6. Molded electrical component according to claim 4 or 5, where the encapsulation devices comprise a second membrane, where the second membrane is arranged to permit operation of the manual control devices, while the membrane encloses adjacent parts of the protection component, while the first membrane is adapted to enclose parts of the protection component at the opposite side of this, and where the two membranes are adapted to overlap in order to protect the whole protection component.

7. Molded electrical component according to one of claims 4 to 6, where at least one membrane element is arranged to help seal against ingress of molding compound when introducing cables .

8. Molded electrical component according to one of claims 4 to 7, where the molding compound contributes to secure/lock end elements such that sealing of house around contacts is improved.

9. Method for handling ionized gases formed in the case of short circuit in molded, electrical protection component, where said component comprises manual control devices and at least one electrical connection device and encapsulation devices suited to protect the component against ingress of solid objects and fluids, where the encapsulation devices further comprise molding compound (6) enclosing parts of the component to contribute to achieve an improved degree of encapsulation, where the protection component further

comprises openings arranged to allow releasing expanding ionized gas that is formed in the case of short circuit currents in the protection component, and where the

encapsulation devices further comprise sealants to seal the openings so that it contributes to prevent the molding compound from penetrating the protection component, comprising the following steps:

- releasing expanding ionized gas formed in the case of the short circuit out through the openings in the protection component ;

characterized by the following further steps: - to receive the ionized gas which is emitted through the openings, in a protection volume arranged by said openings, where the protection volume is at least partly bounded by molding compound.

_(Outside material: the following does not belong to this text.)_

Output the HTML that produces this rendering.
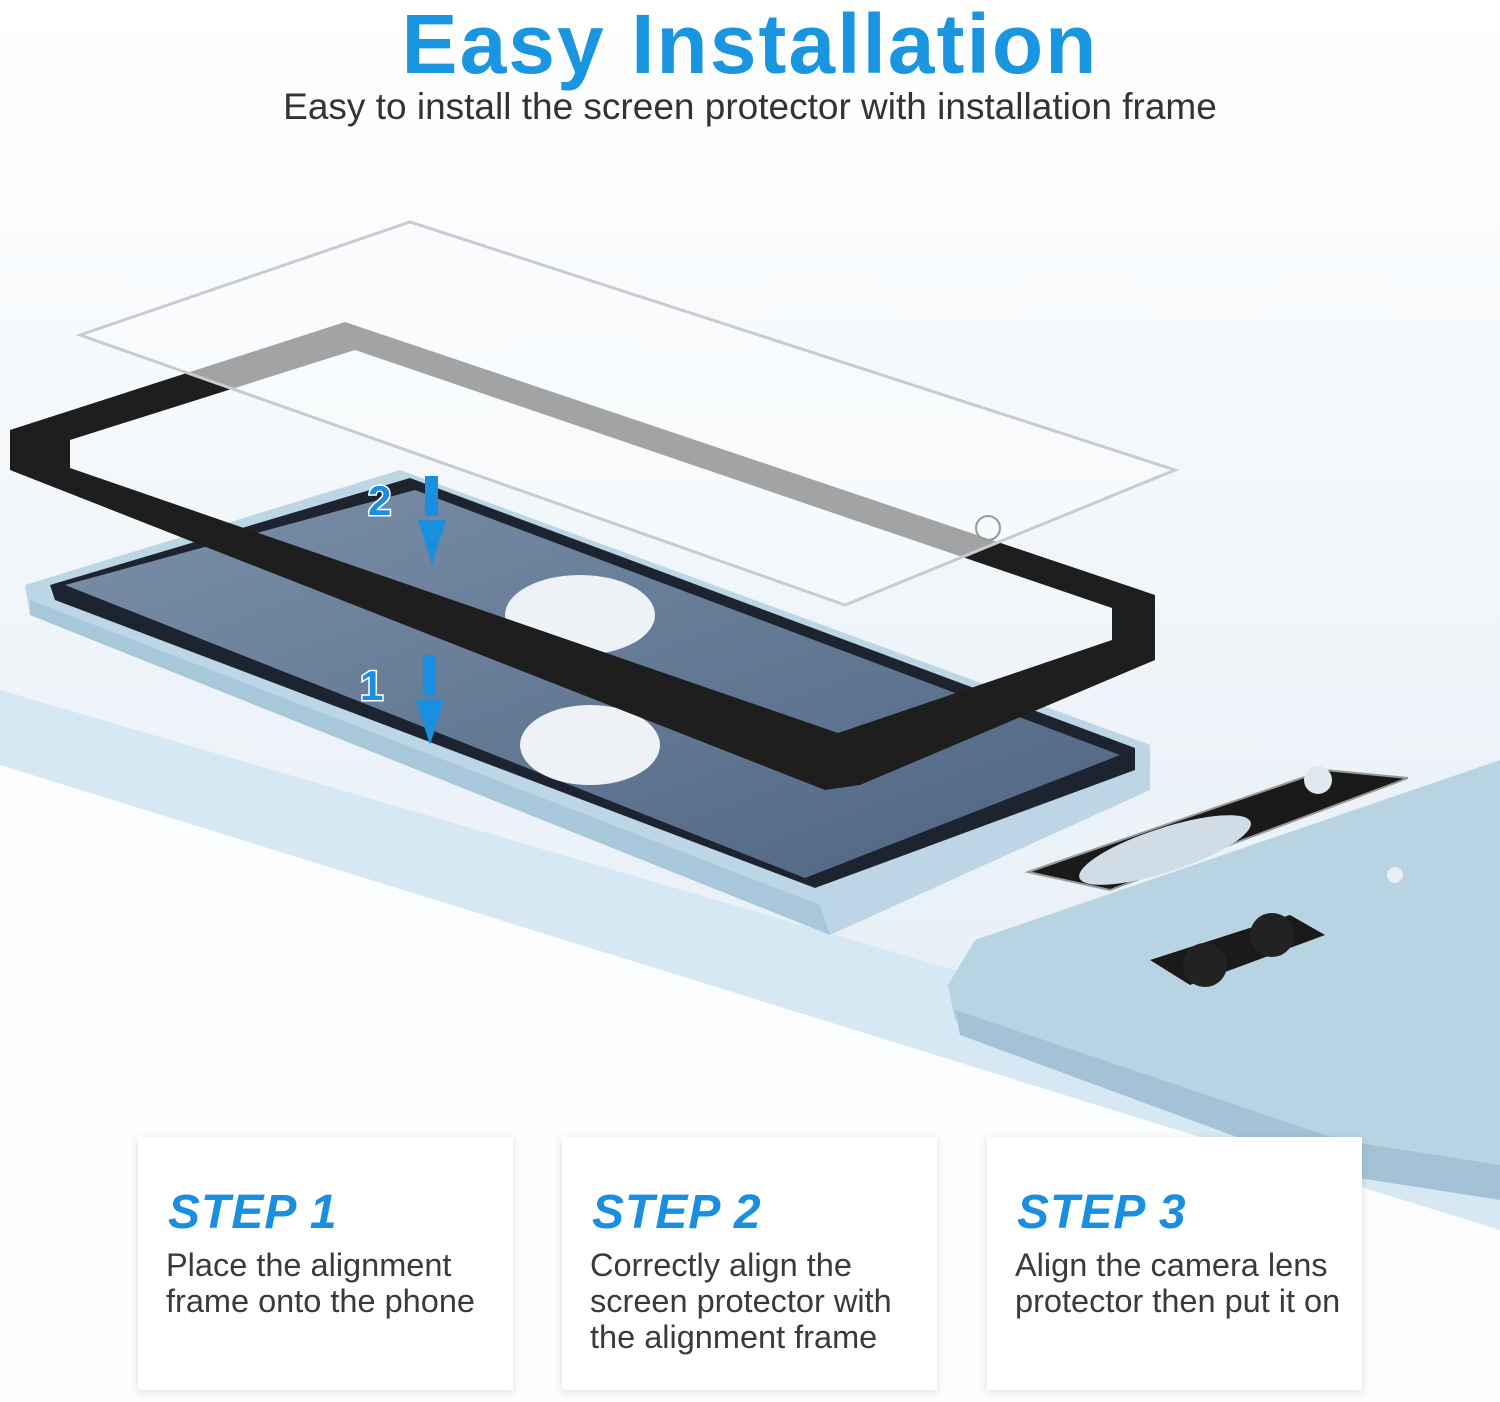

10. Method according to claim 9, further comprising the following steps:

- to reduce pressure in the molded protection component by the gas emitted through the openings contributing to elastically compress a material arranged in the protection volume.

11. Method according to claim 9 or 10, further comprising the following steps:

- to reduce pressure in the molded protection component by the gas emitted through the openings contributing to plastically compress a material which is arranged in the protection volume .

12. Method according to one of claims 9 to 11, further comprising the following steps:

- to reduce pressure in the molded protection component by the gas emitted through the openings contributing to permanently deform the material which is arranged in the protection volume to such an extent that parts of the gas is allowed to be released out of the molded component.